Europe

Germany: Turks demand new probe on neo-Nazi murders

New report accuses domestic intelligence for covering up murders, demands special investigator with strong powers

Ayhan Şimşek  | 18.07.2018 - Update : 19.07.2018
Germany: Turks demand new probe on neo-Nazi murders Prof. Dr. Hajo Funke (4th R) attends the press conference of Turkish Federation in Berlin (TBB) on report of NSU murders case in Berlin, Germany on July 18, 2018. ( Abdülhamid Hoşbaş - Anadolu Agency )

Berlin

BERLIN 

The Turkish community in Germany has called for a new probe into the killing spree by neo-Nazi group National Socialist Underground (NSU), after the end of a five-year-long trial that disappointed families of the victims.

In a 93-page report released on Wednesday, Turkish immigrant organization TBB criticized domestic intelligence agency BfV for blocking efforts to uncover the murders.

Professor Hajo Funke, a prominent far-right expert and author of the report, has underlined that 13 commissions set up at federal and state parliaments so far could not uncover the facts due to restrictions and reluctance of security agencies.
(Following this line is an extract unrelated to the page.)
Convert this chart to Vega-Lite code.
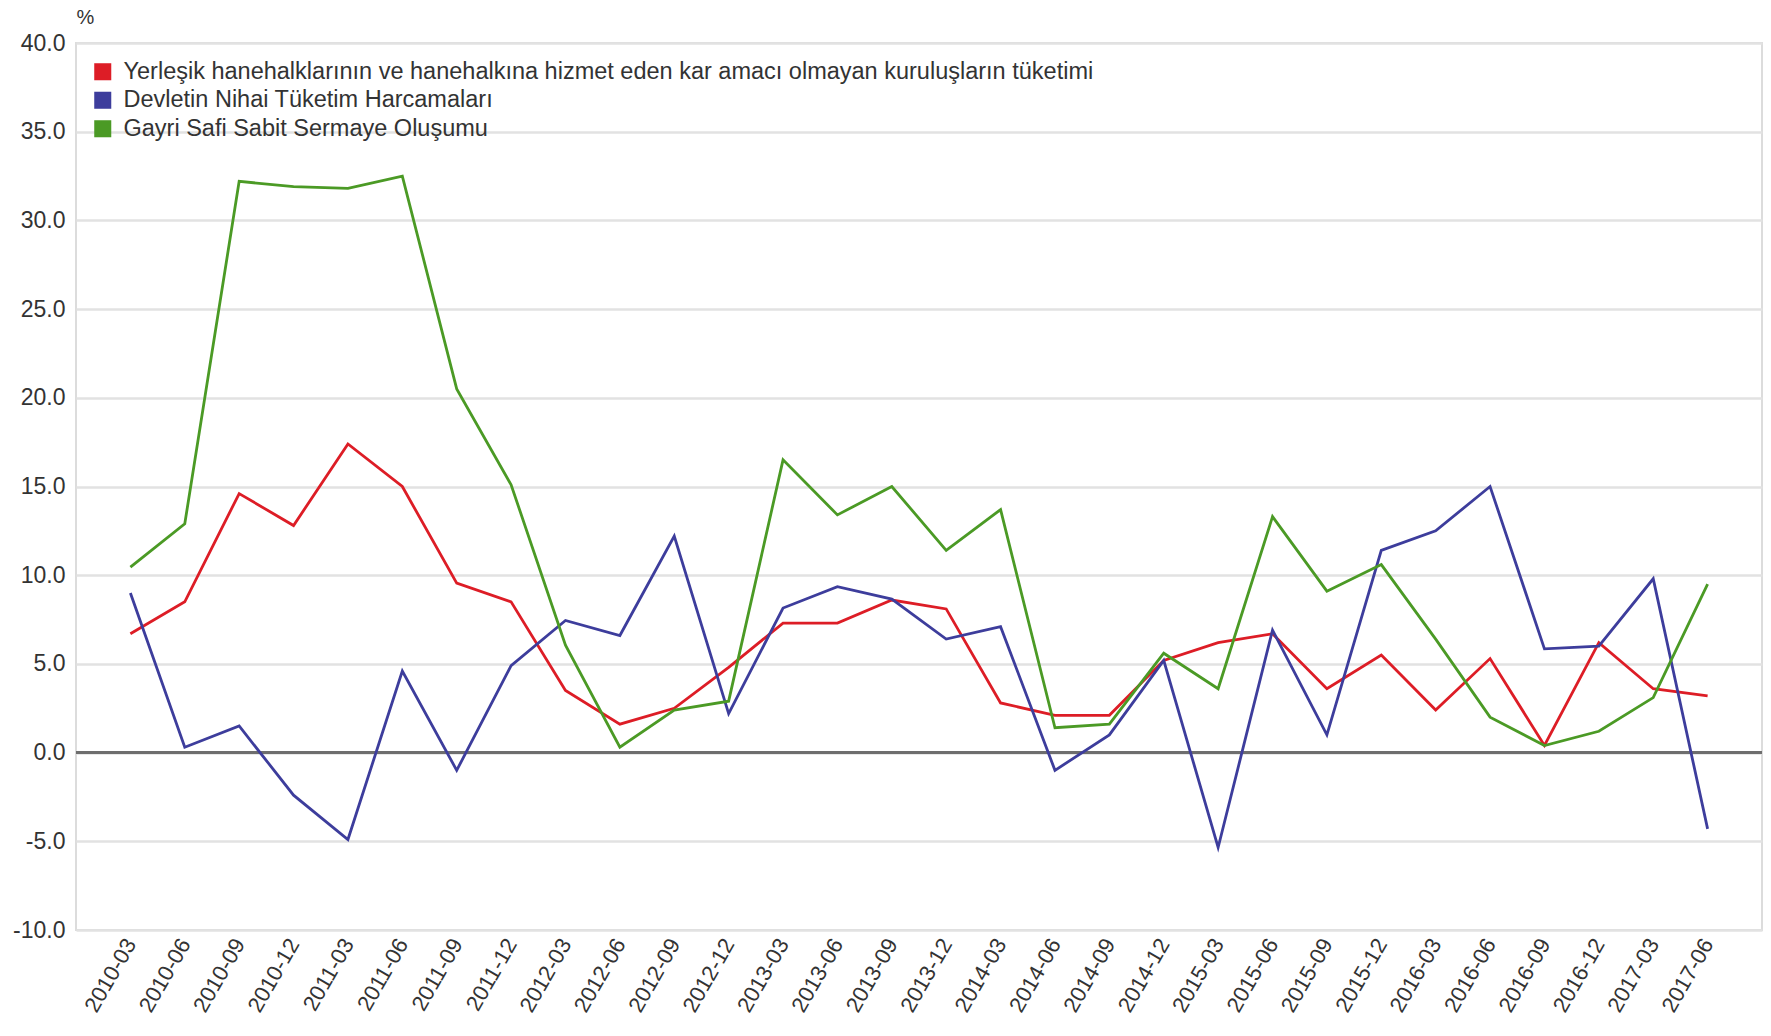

“German domestic intelligence agency has systematically covered up facts and shredded documents. This is a scandal,” he told a news conference in Berlin.

Funke proposed a new probe, based on a U.S. model, where a special counsel and committee would be given strong powers of investigation and independent inquiries, while having access to all secret files and sensitive information.

The shadowy NSU killed 10 people, including eight Turkish and one Greek immigrant as well as a police officer, between 2000 and 2007, but the murders had long remained unresolved.

A Munich court last week handed life sentence to the only surviving member of the group Beate Zschaepe and gave lighter sentences to four other suspects, who provided support to the terrorist group.

During the five-year trial, Zschaepe declined to give any insight about the NSU and tried to lay the blame on her two deceased colleagues.

Until 2011, Germany’s police and intelligence services ruled out any racial motive for the murders and instead treated immigrant families as suspects, questioning them over alleged connections with mafia groups and drug traffickers.

While recent revelations have shown that Germany’s domestic intelligence agency had dozens of informants who had contacts with the NSU suspects, officials insisted that they had no prior information about the NSU terror cell and its suspected role in the killings.

However, authorities in the central German state of Hesse have recently decided to keep several documents secret for 120 years, prompting further speculations about the NSU’s possible ties.